In this environment, economic participation—the ability to work and pay taxes—has been cynically reduced to the sole measure of integration. Governments and institutions do not care if people share democratic values, respect human rights, or develop critical thinking skills. What matters is maintaining a large, cheap, and compliant workforce that does not disrupt the economic machine. Even conflicting beliefs about gender equality or the rule of law are tolerated as long as they do not interfere with economic productivity.
As a result, the system discourages real integration based on shared values and respect for societal norms. It celebrates surface-level diversity while ignoring the deeper work needed to build a cohesive, thoughtful society. The outcome is a fragmented population, angry and distracted, perfectly suited to be managed by those in power.

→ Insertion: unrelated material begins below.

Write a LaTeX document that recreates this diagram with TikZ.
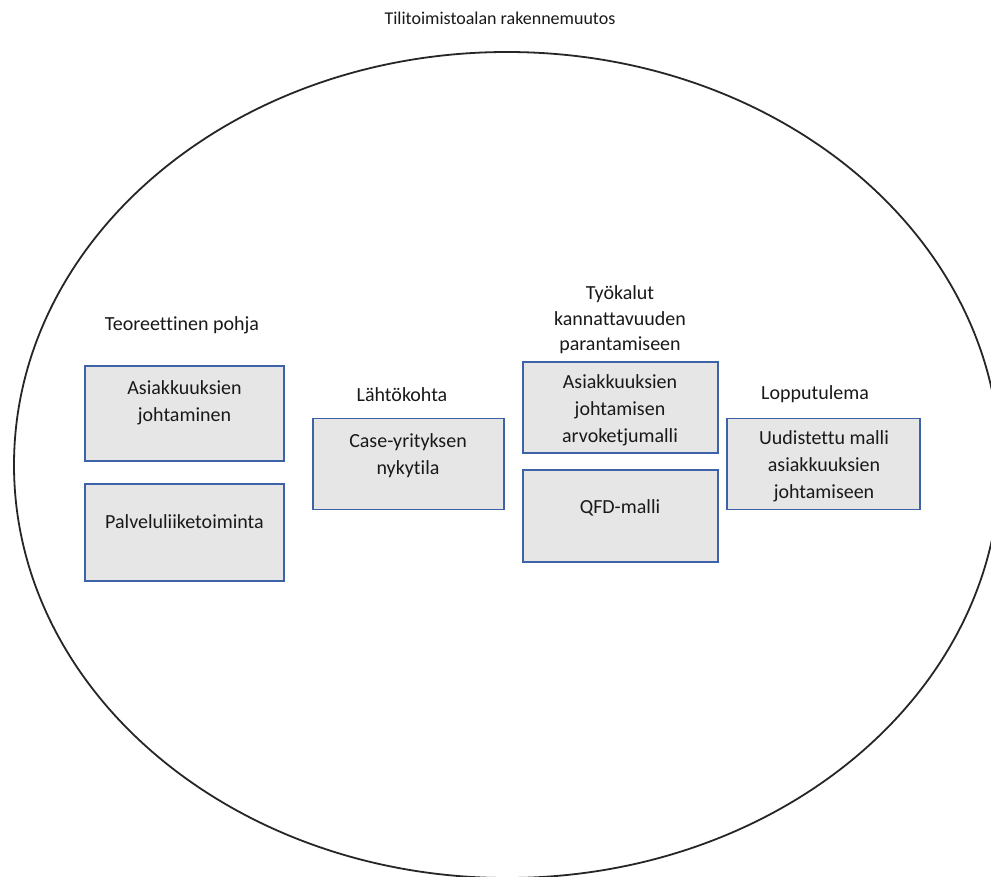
\documentclass[tikz,border=0pt]{standalone}
\usepackage{fontspec}
\setmainfont{Carlito}[Ligatures=NoCommon]
\usetikzlibrary{shapes.geometric}
\definecolor{boxfill}{RGB}{231,230,230}
\definecolor{boxline}{RGB}{62,98,168}
\definecolor{txt}{RGB}{25,25,25}
\begin{document}
\begin{tikzpicture}[x=1pt,y=-1pt,
  box/.style={draw=boxline, fill=boxfill, line width=1.4pt, inner sep=0pt},
  btxt/.style={align=center, text=txt, inner sep=0pt, font=\fontsize{20}{27}\selectfont},
  lbl/.style={align=center, text=txt, inner sep=0pt, font=\fontsize{20}{25.5}\selectfont},
  ttl/.style={text=txt, inner sep=0pt, font=\fontsize{18}{20}\selectfont}]
\useasboundingbox (0,0) rectangle (991,876);
\clip (0,0) rectangle (991,876);
\fill[white] (0,0) rectangle (991,876);
% outer ellipse
\node[draw=black!85, line width=1.8pt, ellipse, inner sep=0pt, minimum width=986pt, minimum height=826pt] (outer) at (507,465) {};
\node[ttl] (title) at (500,18) {Tilitoimistoalan rakennemuutos};
% group labels
\node[lbl] (l1) at (182,325) {Teoreettinen pohja};
\node[lbl] (l2) at (402,395) {Lähtökohta};
\node[lbl] (l3) at (620,320) {Työkalut\\kannattavuuden\\parantamiseen};
\node[lbl] (l4) at (815,394) {Lopputulema};
% boxes
\node[box, minimum width=199pt, minimum height=95pt] (b1) at (184.5,413.5) {};
\node[box, minimum width=199pt, minimum height=97pt] (b2) at (184.5,532.5) {};
\node[box, minimum width=191pt, minimum height=91pt] (b3) at (408.5,464) {};
\node[box, minimum width=195pt, minimum height=91pt] (b4) at (620.5,407.5) {};
\node[box, minimum width=195pt, minimum height=92pt] (b5) at (620.5,516) {};
\node[box, minimum width=193pt, minimum height=91pt] (b6) at (823.5,464) {};
% box texts
\node[btxt] (t1) at (184.5,402.5) {Asiakkuuksien\\johtaminen};
\node[btxt] (t2) at (184.5,522) {Palveluliiketoiminta};
\node[btxt] (t3) at (408,455.5) {Case-yrityksen\\nykytila};
\node[btxt] (t4) at (620,410) {Asiakkuuksien\\johtamisen\\arvoketjumalli};
\node[btxt] (t5) at (620,508) {QFD-malli};
\node[btxt] (t6) at (824,466) {Uudistettu malli\\asiakkuuksien\\johtamiseen};
\end{tikzpicture}
\end{document}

The true risk is a society filled with anger but lacking the tools to understand or address its root causes. Without critical thinking, anger becomes a tool for manipulation rather than a catalyst for change. An angry crowd is not a thinking crowd; it waits for someone to direct its rage.
To reclaim freedom, democracy, and genuine autonomy, we must restore shared values and critical thinking to education and public life. Independence for young people should not be measured by age or trends but by whether they have internalized core values and developed the ability to think critically about their choices and consequences. Without these foundations, stepping back is not empowerment—it is abandonment.
The real work lies in building these qualities from the start, so independence becomes meaningful and constructive. Until we address these root issues, debates about parenting will remain shallow, failing to solve the deeper problems that shape our society. Increasingly, this task will fall to mothers who care deeply about values—democracy, pluralism, and the ability to work together with people from all sorts of different perspectives—but it’s critical to recognize that while perspectives can and should differ, the foundation must be shared values: equal human rights based in common humanity, and above all, the development of critical thinking, because without the ability to question, analyze, and resist manipulation from every source, every other effort risks being led astray. For this reason, what is taught to young children—whether religious or secular—should be limited to universal human values grounded in our shared humanity and equal rights, with more particular beliefs or doctrines introduced only after they reach maturity, so that by then they are inoculated against radicalism and understand that, first and foremost, they are all humans together—a logical approach for anyone genuinely committed to both faith and a just society.